Il faut bien un diable pour régner sur cet enfer. Le Cerro Rico a le sien, comme le veut la coutume. Avant de regagner la surface, Ernesto nous le présente: El Tio, grand mannequin satanique érigé à l'entrée d'une galerie, est censé offrir les meilleurs filons aux mineurs, à condition qu'ils lui présentent des offrandes: c'est pourquoi un tapis de feuilles de coca est placé à ses pieds.

Une fois dehors, le soleil nous fait plisser les yeux. L'odeur de soufre, elle, collera à notre peau des jours durant. Elle finira par s'évanouir, mais le souvenir de ces mineurs concassant la «montagne qui mange les hommes» restera à jamais gravé dans notre esprit.

Avertissement

La visite des mines de Potosi n'est pas recommandée à tous.
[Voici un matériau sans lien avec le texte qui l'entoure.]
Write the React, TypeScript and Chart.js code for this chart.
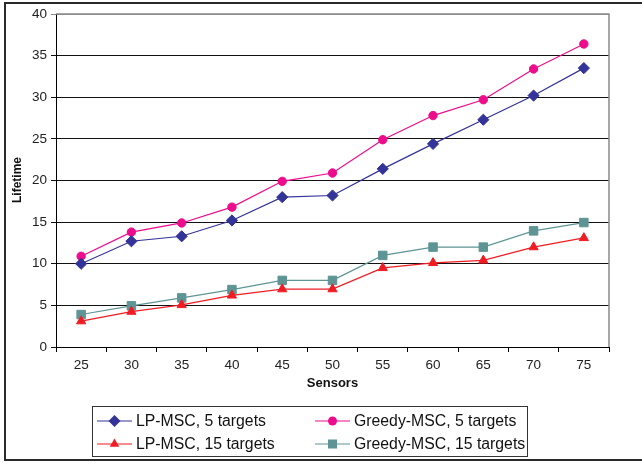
import React, { useEffect, useRef } from "react";
import { Chart, registerables } from "chart.js";

Chart.register(...registerables);

const sensors = ["25", "30", "35", "40", "45", "50", "55", "60", "65", "70", "75"];
const lpMsc5 = [10, 12.7, 13.3, 15.2, 18, 18.2, 21.4, 24.4, 27.3, 30.2, 33.5];
const greedyMsc5 = [10.9, 13.8, 14.9, 16.8, 19.9, 20.9, 24.9, 27.8, 29.7, 33.4, 36.4];
const lpMsc15 = [3.1, 4.25, 5.05, 6.2, 6.95, 6.95, 9.5, 10.1, 10.4, 12.0, 13.1];
const greedyMsc15 = [3.9, 4.95, 5.9, 6.9, 8.0, 8.0, 11.0, 12.0, 12.0, 13.95, 14.95];
const seriesNames = ["LP-MSC, 5 targets", "Greedy-MSC, 5 targets", "LP-MSC, 15 targets", "Greedy-MSC, 15 targets"];
const yTitle = "Lifetime";
const xTitle = "Sensors";

const NAVY = "#333399";
const PINK = "#ec0c8c";
const RED = "#f01c24";
const TEAL = "#5f9494";

function drawMarker(ctx: CanvasRenderingContext2D, style: string, x: number, y: number, color: string) {
  ctx.save();
  ctx.fillStyle = color;
  ctx.beginPath();
  if (style === "rectRot") {
    const r = 6;
    ctx.moveTo(x, y - r);
    ctx.lineTo(x + r, y);
    ctx.lineTo(x, y + r);
    ctx.lineTo(x - r, y);
    ctx.closePath();
  } else if (style === "circle") {
    ctx.arc(x, y, 4.5, 0, Math.PI * 2);
  } else if (style === "triangle") {
    const r = 5.5;
    ctx.moveTo(x, y - r);
    ctx.lineTo(x + r * 0.866, y + r * 0.5);
    ctx.lineTo(x - r * 0.866, y + r * 0.5);
    ctx.closePath();
  } else {
    const h = 4.5;
    ctx.rect(x - h, y - h, 2 * h, 2 * h);
  }
  ctx.fill();
  ctx.restore();
}

const decorPlugin = {
  id: "decor",
  afterDraw(chart: any) {
    const ctx: CanvasRenderingContext2D = chart.ctx;
    const a = chart.chartArea;
    ctx.save();
    // plot border (top & right)
    ctx.strokeStyle = "#8a8a8a";
    ctx.lineWidth = 1.5;
    ctx.beginPath();
    ctx.moveTo(a.left, a.top);
    ctx.lineTo(a.right, a.top);
    ctx.lineTo(a.right, a.bottom);
    ctx.stroke();
    // outer frame
    ctx.strokeStyle = "#2a2a2a";
    ctx.lineWidth = 2;
    ctx.beginPath();
    ctx.moveTo(700, 3);
    ctx.lineTo(5, 3);
    ctx.lineTo(5, 460);
    ctx.lineTo(700, 460);
    ctx.stroke();
    // axis titles
    ctx.fillStyle = "#111";
    ctx.font = "bold 13px 'Liberation Sans', Arial, sans-serif";
    ctx.textAlign = "center";
    ctx.textBaseline = "middle";
    ctx.fillText(xTitle, (a.left + a.right) / 2, 383);
    ctx.font = "bold 12px 'Liberation Sans', Arial, sans-serif";
    ctx.save();
    ctx.translate(18, 180);
    ctx.rotate(-Math.PI / 2);
    ctx.fillText(yTitle, 0, 0);
    ctx.restore();
    // legend
    ctx.strokeStyle = "#333";
    ctx.lineWidth = 1;
    ctx.strokeRect(92.5, 406.5, 435, 50);
    const cols = [97, 315];
    const rows = [421, 444];
    ctx.font = "15.8px 'Liberation Sans', Arial, sans-serif";
    ctx.textAlign = "left";
    chart.data.datasets.forEach((ds: any, i: number) => {
      const cx = cols[i % 2];
      const cy = rows[Math.floor(i / 2)];
      ctx.strokeStyle = ds.borderColor;
      ctx.lineWidth = 1.2;
      ctx.beginPath();
      ctx.moveTo(cx, cy);
      ctx.lineTo(cx + 35, cy);
      ctx.stroke();
      drawMarker(ctx, ds.pointStyle, cx + 17.5, cy, ds.pointBackgroundColor);
      ctx.fillStyle = "#111";
      ctx.fillText(ds.label, cx + 39, cy + 1);
    });
    ctx.restore();
  },
};

export default function App() {
  const ref = useRef<HTMLCanvasElement | null>(null);
  useEffect(() => {
    document.body.style.margin = "0";
    const canvas = ref.current;
    if (!canvas) return;
    const mk = (label: string, data: number[], color: string, style: string, radius: number) => ({
      label,
      data,
      borderColor: color,
      backgroundColor: color,
      pointBackgroundColor: color,
      pointBorderColor: color,
      pointStyle: style,
      pointRadius: radius,
      pointBorderWidth: 1,
      borderWidth: 1.2,
      tension: 0,
      fill: false,
    });
    const chart = new Chart(canvas, {
      type: "line",
      data: {
        labels: sensors,
        datasets: [
          mk(seriesNames[0], lpMsc5, NAVY, "rectRot", 5.6),
          mk(seriesNames[1], greedyMsc5, PINK, "circle", 4.2),
          mk(seriesNames[2], lpMsc15, RED, "triangle", 5.3),
          mk(seriesNames[3], greedyMsc15, TEAL, "rect", 6),
        ] as any,
      },
      options: {
        responsive: false,
        animation: false,
        devicePixelRatio: 1,
        layout: { padding: { left: 0, top: 14, right: 33, bottom: 0 } },
        plugins: { legend: { display: false }, tooltip: { enabled: false }, title: { display: false } },
        scales: {
          x: {
            type: "category",
            offset: true,
            grid: { offset: true, drawOnChartArea: false, drawTicks: true, tickLength: 5, color: "#000" },
            border: { color: "#000", width: 1 },
            ticks: { color: "#222", font: { size: 13.5, family: "'Liberation Sans', Arial, sans-serif" }, padding: 5, maxRotation: 0 },
            afterFit: (s: any) => { s.height = 117; },
          },
          y: {
            min: 0,
            max: 40,
            ticks: { stepSize: 5, color: "#222", font: { size: 13.5, family: "'Liberation Sans', Arial, sans-serif" }, padding: 4 },
            grid: {
              color: (c: any) => (c.tick && c.tick.value === 40 ? "#8a8a8a" : "#111"),
              tickLength: 5,
              drawTicks: true,
              lineWidth: 1,
            },
            border: { color: "#000", width: 1 },
            afterFit: (s: any) => { s.width = 56; },
          },
        },
      },
      plugins: [decorPlugin],
    } as any);
    return () => chart.destroy();
  }, []);
  return (
    <div style={{ width: 642, height: 464, background: "#fff" }}>
      <canvas ref={ref} width={642} height={464} />
    </div>
  );
}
Leur état peut présenter des dangers. Claustrophobes, asthmatiques et âmes sensibles s'abstiendront. On peut également s'interroger sur la décence de cette visite. À noter toutefois qu'une partie des frais du tour guidé revient aux coopératives de mineurs. Les visiteurs sont aussi incités à apporter des présents (eau, feuilles de coca) qu'apprécient les travailleurs.